━━━ Data section ━━━

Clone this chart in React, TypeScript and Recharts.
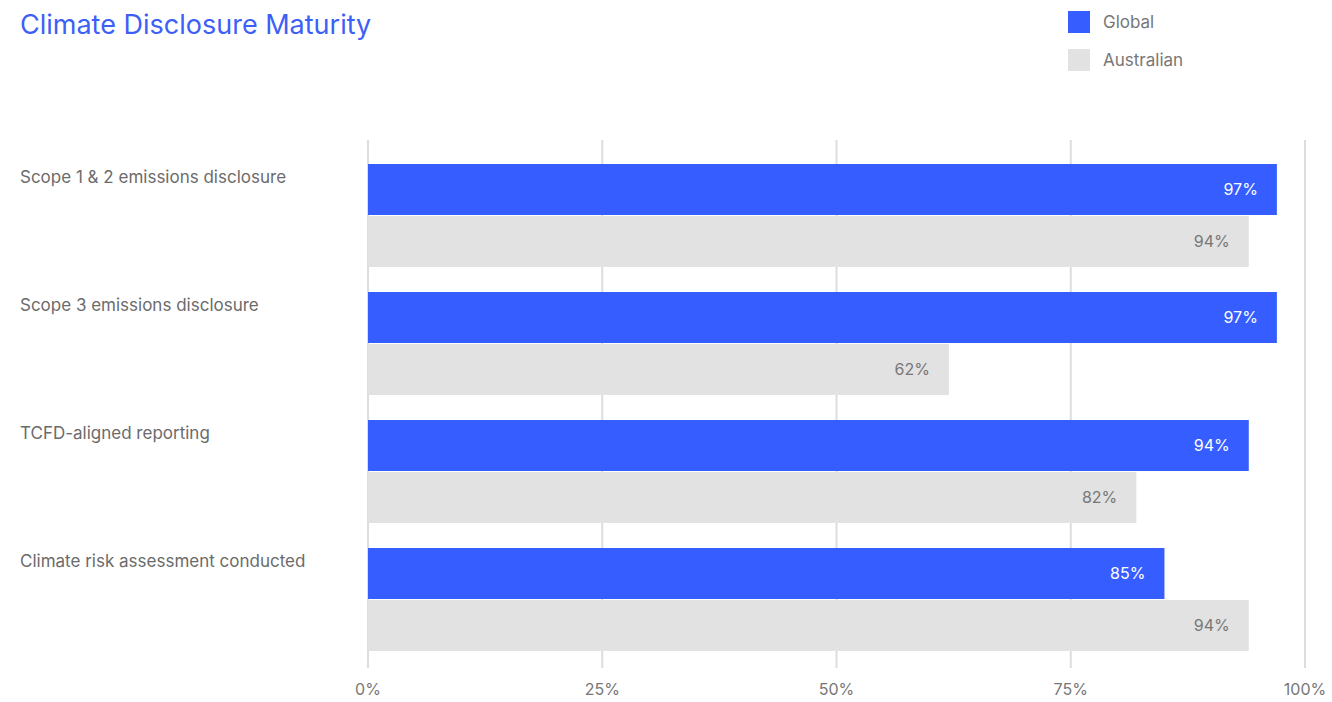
import React from 'react';
import {
  BarChart,
  Bar,
  XAxis,
  YAxis,
  CartesianGrid,
  LabelList
} from 'recharts';

const categories = [
  'Scope 1 & 2 emissions disclosure',
  'Scope 3 emissions disclosure',
  'TCFD-aligned reporting',
  'Climate risk assessment conducted'
];
const globalValues = [97, 97, 94, 85];
const australianValues = [94, 62, 82, 94];
const xTicks = [0, 25, 50, 75, 100];

const BLUE = '#355DFF';
const GREY = '#E2E2E2';
const FONT = 'Inter, "Noto Sans", sans-serif';

const data = categories.map((name, i) => ({
  name,
  global: globalValues[i],
  australian: australianValues[i]
}));

const legendItems = [
  { label: 'Global', color: BLUE },
  { label: 'Australian', color: GREY }
];

const CategoryTick = (props: any) => {
  const { y, payload } = props;
  return (
    <text
      x={20}
      y={y - 38}
      textAnchor="start"
      dominantBaseline="central"
      fill="#6B6B6B"
      fontSize={17}
      fontFamily={FONT}
    >
      {payload.value}
    </text>
  );
};

const App: React.FC = () => {
  return (
    <div
      style={{
        position: 'absolute',
        left: 0,
        top: 0,
        width: 1332,
        height: 702,
        background: '#fff',
        fontFamily: FONT
      }}
    >
      <div
        style={{
          position: 'absolute',
          left: 20,
          top: 8,
          fontSize: 27,
          color: '#3D5FF7',
          lineHeight: '34px'
        }}
      >
        Climate Disclosure Maturity
      </div>
      <div style={{ position: 'absolute', left: 1068, top: 11 }}>
        {legendItems.map(item => (
          <div
            key={item.label}
            style={{ display: 'flex', alignItems: 'center', height: 22, marginBottom: 16 }}
          >
            <div style={{ width: 22, height: 22, background: item.color, marginRight: 13 }} />
            <span style={{ color: '#777', fontSize: 17 }}>{item.label}</span>
          </div>
        ))}
      </div>
      <BarChart
        width={1332}
        height={702}
        data={data}
        layout="vertical"
        margin={{ top: 140, right: 27, bottom: 0, left: 20 }}
        barSize={51}
        barGap={1}
      >
        <CartesianGrid horizontal={false} stroke="#DDDDDD" strokeWidth={2} />
        <XAxis
          type="number"
          domain={[0, 100]}
          ticks={xTicks}
          tickFormatter={v => `${v}%`}
          axisLine={false}
          tickLine={false}
          tickMargin={10}
          height={34}
          tick={{ fill: '#777', fontSize: 16, fontFamily: FONT }}
        />
        <YAxis
          type="category"
          dataKey="name"
          width={348}
          axisLine={false}
          tickLine={false}
          padding={{ top: 11, bottom: 5 }}
          tick={<CategoryTick />}
        />
        <Bar dataKey="global" name="Global" fill={BLUE} isAnimationActive={false}>
          <LabelList
            dataKey="global"
            position="insideRight"
            offset={19}
            formatter={(v: any) => `${v}%`}
            fill="#FFFFFF"
            fontSize={16}
            fontFamily={FONT}
          />
        </Bar>
        <Bar dataKey="australian" name="Australian" fill={GREY} isAnimationActive={false}>
          <LabelList
            dataKey="australian"
            position="insideRight"
            offset={19}
            formatter={(v: any) => `${v}%`}
            fill="#777777"
            fontSize={16}
            fontFamily={FONT}
          />
        </Bar>
      </BarChart>
    </div>
  );
};

export default App;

━━━

● **Given problem**
Filter the listing above by the word "React"; copy each line that passes.

● **Complete response**
Clone this chart in React, TypeScript and Recharts.
import React from 'react';
const App: React.FC = () => {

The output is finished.